A man with a lifetime driving ban helped himself to vehicles to travel around the Highlands following a row with his girlfriend.
Andrew Ridsdale, 48, first targeted a vehicle parked outside the home of a good Samaritan in Lochaline on the west coast.
He was returning an empty flask they had used to make him tea after hearing he was sleeping rough.
He drove that vehicle as far as Drumnadrochit, by Loch Ness, where he abandoned it in a restaurant car park.
Two days later he targeted a woman’s home in Tongue while she was in bed, taking her handbag containing car keys from a worktop and then making off with her van, which was later found in a supermarket car park in Thurso.
Ridsdale appeared by videolink from custody at Tain Sheriff Court to plead guilty to one charge of stealing a vehicle, one of taking a vehicle without consent and one of theft of the handbag and contents.
He also admitted driving whilst disqualified, otherwise than in accordance with a licence and without insurance.
Fiscal depute Pauline Gair told the court that on October 14 the first vehicle “was outside a property unlocked with the key in the glove box”.
She said: “The accused had been seen in the area earlier and a local had made him a flask of tea because he had indicated he was going to be sleeping in an unmanned launderette.
Flask returned and car taken
“At 6am the empty flask was returned to the person who made the tea, when he looked outside at 7am the vehicle had gone. It was found later outside a restaurant in Drumnadrochit.”
Describing the circumstances of the vehicle theft in Tongue on October 16, Mrs Gair continued: “The accused had worked his way north and was seen by locals looking for a bed and breakfast.
“One lady had gone to bed leaving her light on and her front and back doors unlocked and her handbag on the kitchen worktop.
“She heard a noise. When she went downstairs her handbag wasn’t on the worktop and her Volkswagen Caddy van was gone.
“It was later found outside a supermarket in Thurso, having been driven there by the accused.”
The court hear that Ridsdale, of Brentwood Gardens, Bradford, was subject to a lifetime driving ban and therefore not covered by insurance.
Solicitor Rory Gowans, for Ridsdale, told the court that his client had fallen on hard times after coming to Scotland on a whim following an argument with his girlfriend.
Mr Gowans told the court: “He had fallen out with his partner and seems to have headed north with no particular plan or where or what he was going to do.

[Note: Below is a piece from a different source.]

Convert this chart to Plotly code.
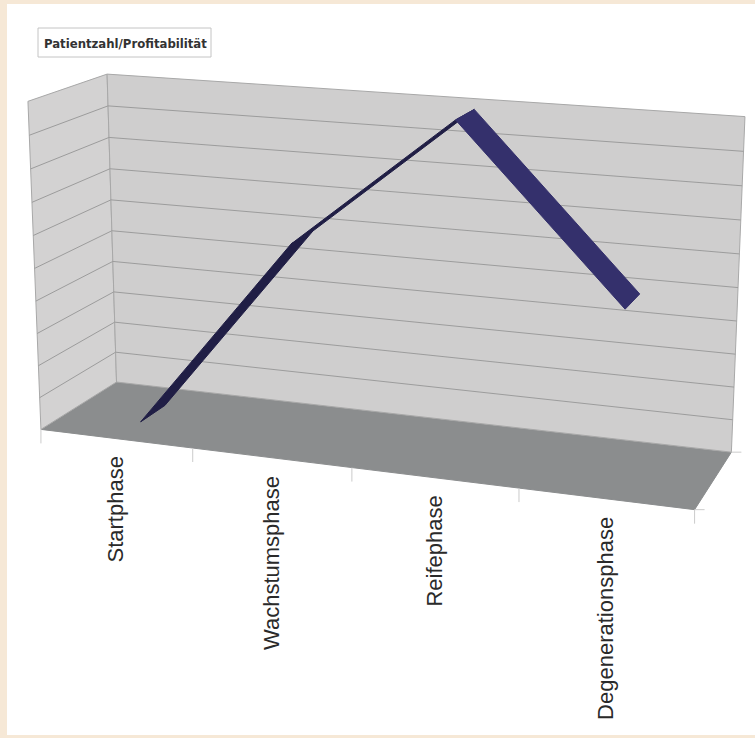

Car thief ‘ran out of money’
“He ran out of money. That seems to have been the precursor to him deciding to use other mean of getting around Scotland,” said Mr Gowans, adding: “He had no money and was moving around by using and taking other people’s property.”
The court heard that former Premier League football club steward Ridsdale, who now runs an online business with his partner, had returned to England after making up with her.
He had then been contacted by police in relation to the thefts and had returned voluntarily to face the consequences.
Sheriff Gary Aitken told Ridsdale his “brazen repeated offences” had attracted an “inevitable custodial sentence” and that the maximum sentences were merited – albeit with credit for his guilty plea.
He said: “Goodness only knows what was going through your mind. Someone with your record should never, ever, ever get behind the wheel of a vehicle under any circumstances.”
He sentenced Ridsdale to a total of nine months imprisonment and twice re-imposed his lifetime driving ban.